Write out the opening lines of the data word for word, up to and including the line with "GHz', 'ch3 \u2212 35 GHz'];", and leave every picture and every later line out.
--- Material ---
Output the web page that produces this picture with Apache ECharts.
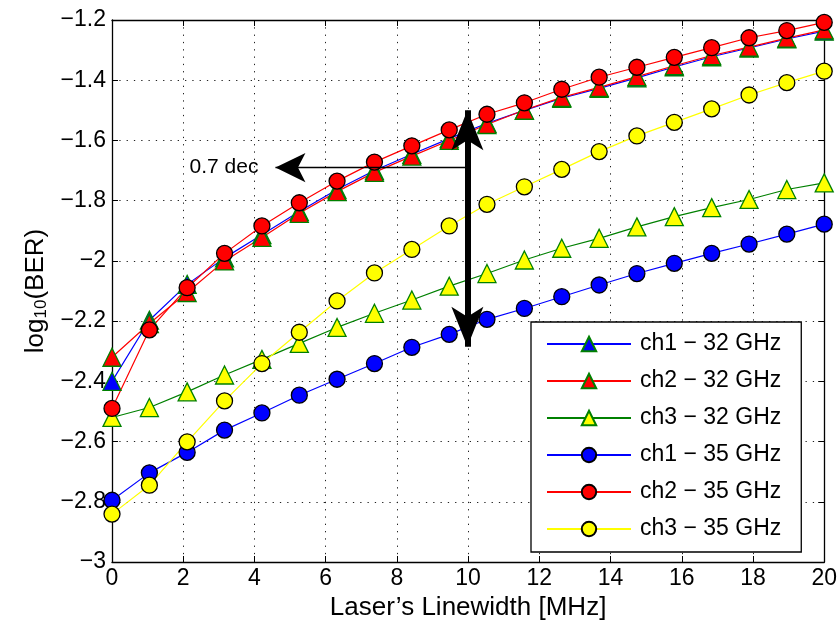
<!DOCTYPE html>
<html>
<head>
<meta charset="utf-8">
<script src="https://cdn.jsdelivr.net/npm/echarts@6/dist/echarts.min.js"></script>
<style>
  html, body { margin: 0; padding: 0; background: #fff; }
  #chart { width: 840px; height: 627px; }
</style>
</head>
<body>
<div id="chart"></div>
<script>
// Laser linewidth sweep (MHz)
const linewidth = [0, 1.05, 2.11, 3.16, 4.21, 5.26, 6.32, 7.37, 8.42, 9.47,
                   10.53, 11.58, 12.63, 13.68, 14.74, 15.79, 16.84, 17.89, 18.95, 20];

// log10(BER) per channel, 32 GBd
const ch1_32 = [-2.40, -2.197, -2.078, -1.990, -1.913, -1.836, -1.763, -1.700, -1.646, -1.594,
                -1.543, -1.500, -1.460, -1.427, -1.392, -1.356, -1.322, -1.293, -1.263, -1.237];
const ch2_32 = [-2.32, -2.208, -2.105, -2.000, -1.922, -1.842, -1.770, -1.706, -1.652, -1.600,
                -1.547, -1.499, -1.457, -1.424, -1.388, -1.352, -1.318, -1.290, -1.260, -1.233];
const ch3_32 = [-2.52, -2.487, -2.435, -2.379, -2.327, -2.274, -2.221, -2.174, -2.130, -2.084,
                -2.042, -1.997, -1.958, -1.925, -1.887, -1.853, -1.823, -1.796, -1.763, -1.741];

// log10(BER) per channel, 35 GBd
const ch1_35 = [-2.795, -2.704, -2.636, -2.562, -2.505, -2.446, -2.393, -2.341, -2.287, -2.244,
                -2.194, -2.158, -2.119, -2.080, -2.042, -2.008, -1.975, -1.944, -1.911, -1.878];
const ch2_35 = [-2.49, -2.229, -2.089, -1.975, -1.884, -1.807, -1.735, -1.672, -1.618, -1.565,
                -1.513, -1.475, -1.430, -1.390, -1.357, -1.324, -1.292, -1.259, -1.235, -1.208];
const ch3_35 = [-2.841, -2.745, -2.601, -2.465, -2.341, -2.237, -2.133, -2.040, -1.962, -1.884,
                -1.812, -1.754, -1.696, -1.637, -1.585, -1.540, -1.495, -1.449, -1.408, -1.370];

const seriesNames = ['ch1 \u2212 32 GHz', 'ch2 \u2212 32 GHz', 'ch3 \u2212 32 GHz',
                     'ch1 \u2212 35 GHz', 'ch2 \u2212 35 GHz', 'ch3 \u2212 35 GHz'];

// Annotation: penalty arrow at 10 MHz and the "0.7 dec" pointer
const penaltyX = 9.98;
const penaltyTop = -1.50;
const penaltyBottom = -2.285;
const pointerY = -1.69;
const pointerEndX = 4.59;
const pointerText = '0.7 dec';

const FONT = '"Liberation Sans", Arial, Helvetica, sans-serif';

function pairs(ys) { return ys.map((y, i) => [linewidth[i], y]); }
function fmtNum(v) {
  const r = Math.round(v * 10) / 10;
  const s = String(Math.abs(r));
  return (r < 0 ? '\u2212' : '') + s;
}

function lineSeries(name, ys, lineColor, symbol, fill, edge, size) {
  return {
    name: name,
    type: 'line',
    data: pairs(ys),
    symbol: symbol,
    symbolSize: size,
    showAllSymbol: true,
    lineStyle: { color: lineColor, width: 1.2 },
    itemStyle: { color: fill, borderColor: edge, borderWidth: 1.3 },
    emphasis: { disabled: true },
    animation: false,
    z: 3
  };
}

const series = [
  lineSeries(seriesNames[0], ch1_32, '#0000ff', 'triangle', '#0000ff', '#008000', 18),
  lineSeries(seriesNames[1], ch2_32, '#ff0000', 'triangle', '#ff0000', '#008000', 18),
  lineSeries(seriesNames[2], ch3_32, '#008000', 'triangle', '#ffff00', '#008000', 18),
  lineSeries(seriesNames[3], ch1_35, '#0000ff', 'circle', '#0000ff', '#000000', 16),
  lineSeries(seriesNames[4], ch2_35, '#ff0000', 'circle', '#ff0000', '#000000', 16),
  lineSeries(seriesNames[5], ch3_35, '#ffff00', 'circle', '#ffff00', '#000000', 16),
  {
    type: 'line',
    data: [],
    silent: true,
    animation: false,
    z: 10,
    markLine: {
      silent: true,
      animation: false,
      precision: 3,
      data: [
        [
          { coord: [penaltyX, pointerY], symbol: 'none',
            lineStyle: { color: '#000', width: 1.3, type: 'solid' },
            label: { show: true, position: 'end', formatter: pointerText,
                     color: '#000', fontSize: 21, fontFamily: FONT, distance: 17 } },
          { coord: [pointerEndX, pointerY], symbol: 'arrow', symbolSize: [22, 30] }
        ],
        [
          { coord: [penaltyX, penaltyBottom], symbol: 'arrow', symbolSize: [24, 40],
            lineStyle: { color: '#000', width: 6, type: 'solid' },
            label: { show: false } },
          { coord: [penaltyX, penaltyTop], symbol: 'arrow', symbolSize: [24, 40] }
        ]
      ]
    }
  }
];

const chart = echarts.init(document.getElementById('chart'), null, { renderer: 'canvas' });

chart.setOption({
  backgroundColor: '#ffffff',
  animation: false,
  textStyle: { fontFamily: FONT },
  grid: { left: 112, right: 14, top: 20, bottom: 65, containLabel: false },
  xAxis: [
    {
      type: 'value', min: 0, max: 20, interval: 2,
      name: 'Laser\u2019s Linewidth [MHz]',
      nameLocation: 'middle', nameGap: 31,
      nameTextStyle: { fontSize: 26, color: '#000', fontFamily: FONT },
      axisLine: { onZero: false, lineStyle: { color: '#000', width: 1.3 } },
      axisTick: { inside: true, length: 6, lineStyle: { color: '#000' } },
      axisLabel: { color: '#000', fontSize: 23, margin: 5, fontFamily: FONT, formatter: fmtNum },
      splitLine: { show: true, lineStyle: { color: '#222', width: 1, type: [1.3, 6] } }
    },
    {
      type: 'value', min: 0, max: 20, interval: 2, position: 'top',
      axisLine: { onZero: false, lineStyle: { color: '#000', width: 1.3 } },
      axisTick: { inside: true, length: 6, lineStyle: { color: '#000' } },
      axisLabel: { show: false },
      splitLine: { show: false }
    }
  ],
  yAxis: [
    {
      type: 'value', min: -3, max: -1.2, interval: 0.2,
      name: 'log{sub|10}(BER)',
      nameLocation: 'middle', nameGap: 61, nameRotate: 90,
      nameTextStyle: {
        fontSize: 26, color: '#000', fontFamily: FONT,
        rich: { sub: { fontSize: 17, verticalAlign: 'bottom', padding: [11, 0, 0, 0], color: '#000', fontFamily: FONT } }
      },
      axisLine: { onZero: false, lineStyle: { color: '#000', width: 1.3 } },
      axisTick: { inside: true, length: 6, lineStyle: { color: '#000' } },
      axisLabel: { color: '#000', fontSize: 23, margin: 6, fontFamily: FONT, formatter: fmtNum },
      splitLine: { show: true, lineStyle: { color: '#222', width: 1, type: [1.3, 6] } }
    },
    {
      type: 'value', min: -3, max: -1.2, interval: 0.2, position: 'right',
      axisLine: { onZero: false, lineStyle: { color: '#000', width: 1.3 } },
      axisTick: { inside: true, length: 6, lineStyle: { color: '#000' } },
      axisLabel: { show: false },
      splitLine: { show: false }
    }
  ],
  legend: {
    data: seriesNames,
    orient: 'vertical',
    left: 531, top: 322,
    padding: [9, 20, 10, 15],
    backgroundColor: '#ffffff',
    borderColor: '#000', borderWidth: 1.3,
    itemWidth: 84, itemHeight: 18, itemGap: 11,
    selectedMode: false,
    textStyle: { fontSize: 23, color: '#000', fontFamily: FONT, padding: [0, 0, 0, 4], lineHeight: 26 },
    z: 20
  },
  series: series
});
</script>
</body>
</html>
---
> [Task solution]:
Output the web page that produces this picture with Apache ECharts.
<!DOCTYPE html>
<html>
<head>
<meta charset="utf-8">
<script src="https://cdn.jsdelivr.net/npm/echarts@6/dist/echarts.min.js"></script>
<style>
  html, body { margin: 0; padding: 0; background: #fff; }
  #chart { width: 840px; height: 627px; }
</style>
</head>
<body>
<div id="chart"></div>
<script>
// Laser linewidth sweep (MHz)
const linewidth = [0, 1.05, 2.11, 3.16, 4.21, 5.26, 6.32, 7.37, 8.42, 9.47,
                   10.53, 11.58, 12.63, 13.68, 14.74, 15.79, 16.84, 17.89, 18.95, 20];

// log10(BER) per channel, 32 GBd
const ch1_32 = [-2.40, -2.197, -2.078, -1.990, -1.913, -1.836, -1.763, -1.700, -1.646, -1.594,
                -1.543, -1.500, -1.460, -1.427, -1.392, -1.356, -1.322, -1.293, -1.263, -1.237];
const ch2_32 = [-2.32, -2.208, -2.105, -2.000, -1.922, -1.842, -1.770, -1.706, -1.652, -1.600,
                -1.547, -1.499, -1.457, -1.424, -1.388, -1.352, -1.318, -1.290, -1.260, -1.233];
const ch3_32 = [-2.52, -2.487, -2.435, -2.379, -2.327, -2.274, -2.221, -2.174, -2.130, -2.084,
                -2.042, -1.997, -1.958, -1.925, -1.887, -1.853, -1.823, -1.796, -1.763, -1.741];

// log10(BER) per channel, 35 GBd
const ch1_35 = [-2.795, -2.704, -2.636, -2.562, -2.505, -2.446, -2.393, -2.341, -2.287, -2.244,
                -2.194, -2.158, -2.119, -2.080, -2.042, -2.008, -1.975, -1.944, -1.911, -1.878];
const ch2_35 = [-2.49, -2.229, -2.089, -1.975, -1.884, -1.807, -1.735, -1.672, -1.618, -1.565,
                -1.513, -1.475, -1.430, -1.390, -1.357, -1.324, -1.292, -1.259, -1.235, -1.208];
const ch3_35 = [-2.841, -2.745, -2.601, -2.465, -2.341, -2.237, -2.133, -2.040, -1.962, -1.884,
                -1.812, -1.754, -1.696, -1.637, -1.585, -1.540, -1.495, -1.449, -1.408, -1.370];

const seriesNames = ['ch1 \u2212 32 GHz', 'ch2 \u2212 32 GHz', 'ch3 \u2212 32 GHz',
                     'ch1 \u2212 35 GHz', 'ch2 \u2212 35 GHz', 'ch3 \u2212 35 GHz'];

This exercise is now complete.